Cubbies Crib has entered the final stretch in our coverage of the Cubs’ 40 man roster. The next player to be profiled in our 40 man roster series is Casey Coleman.
Coleman was no stranger to Wrigley Field last season. With early season injuries to starting pitchers Andrew Cashner, and Randy Wells; Coleman was asked to fill in the Cubs’ rotation for most of the 2011 season. This was Coleman’s opportunity to prove that he can be respectable starting pitcher in the Major Leagues. Unfortunately for Coleman, that opportunity sailed away as his ERA inflated over the course of the season.
Coleman started 17 games for the Cubs last season, and appeared in 19 games overall. Coleman pitched to a record of 3-9 with an ERA of 6.40. Former manager Mike Quade gave every chance imaginable to Coleman to try and solidify his name in the Cubs’ starting rotation and the young starter failed to prove that he can be effective as a starting pitcher. Coleman’s struggles reached a point to where in September it was uncertain whether or not the starting pitcher would be with the Cubs’ organization.
Despite all the changing pieces to the Cubs’ organization during the off-season, Coleman was not one of them. The pitched entered Spring Training with the outside chance of landing a spot in the starting rotation. Coleman will not be in the Cubs’ starting rotation this season barring an injury, but it is likely that the young pitcher could be a part of the Cubs’ bullpen. Manager Dale Sveum admitted over the weekend that he has penciled in five or six starting pitchers for the bullpen, and his given off indications that Coleman is one of them.
Coleman has been impressive this Spring, at least in comparison to his 2011 numbers. Coleman has appeared in seven spring games, 10.2 innings, and has posted an ERA of 3.38 giving up 11 hits in the process. Coleman has only started one game for the Cubs this Spring, with his other six Spring appearances coming as a reliever. Perhaps the most impressive stat about Coleman’s spring, is that he has a WHIP of 1.22 while only issuing two walks. Coleman struggled in 2011 with his command, so albeit a small sample size, it is encouraging that Coleman’s walk totals are down this Spring.

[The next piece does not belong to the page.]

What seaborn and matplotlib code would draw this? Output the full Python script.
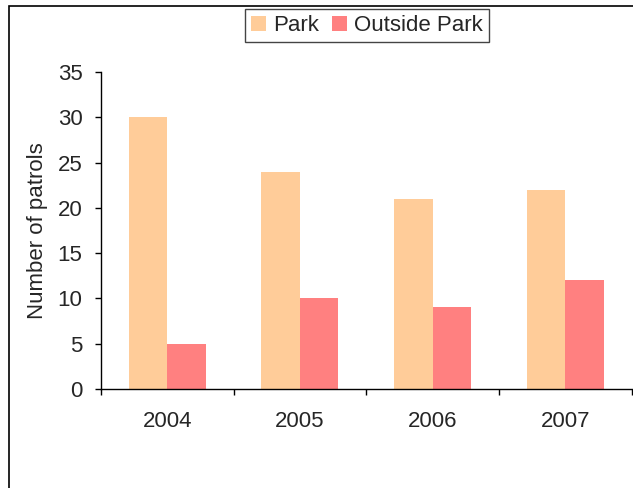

Coleman does not have the power arm like that of Cashner, or former Cubs’ reliever Chris Carpenter; but he could be an effective reliever. Coleman is at his best when he is able to his the strike zone against the opposing batter. Such a strategy means Coleman would vary the location of his pitchers from high on the outside corner, to low on the inside corner, etc. The Cubs already have power arms in their bullpen with Carlos Marmol, Kerry Wood, and Rafael Dolis; which is Coleman will serve as a nice compliment as he pitchers with more of finese style rather than trying to overpower hitters.
I would imagine that this is Coleman’s “prove-it” season. Coleman failed as a starting pitcher last season, and now he will have the opportunity to be an effective reliever. If Coleman fails in his bullpen role, then it may signal the end of his time with the Cubs’ organization.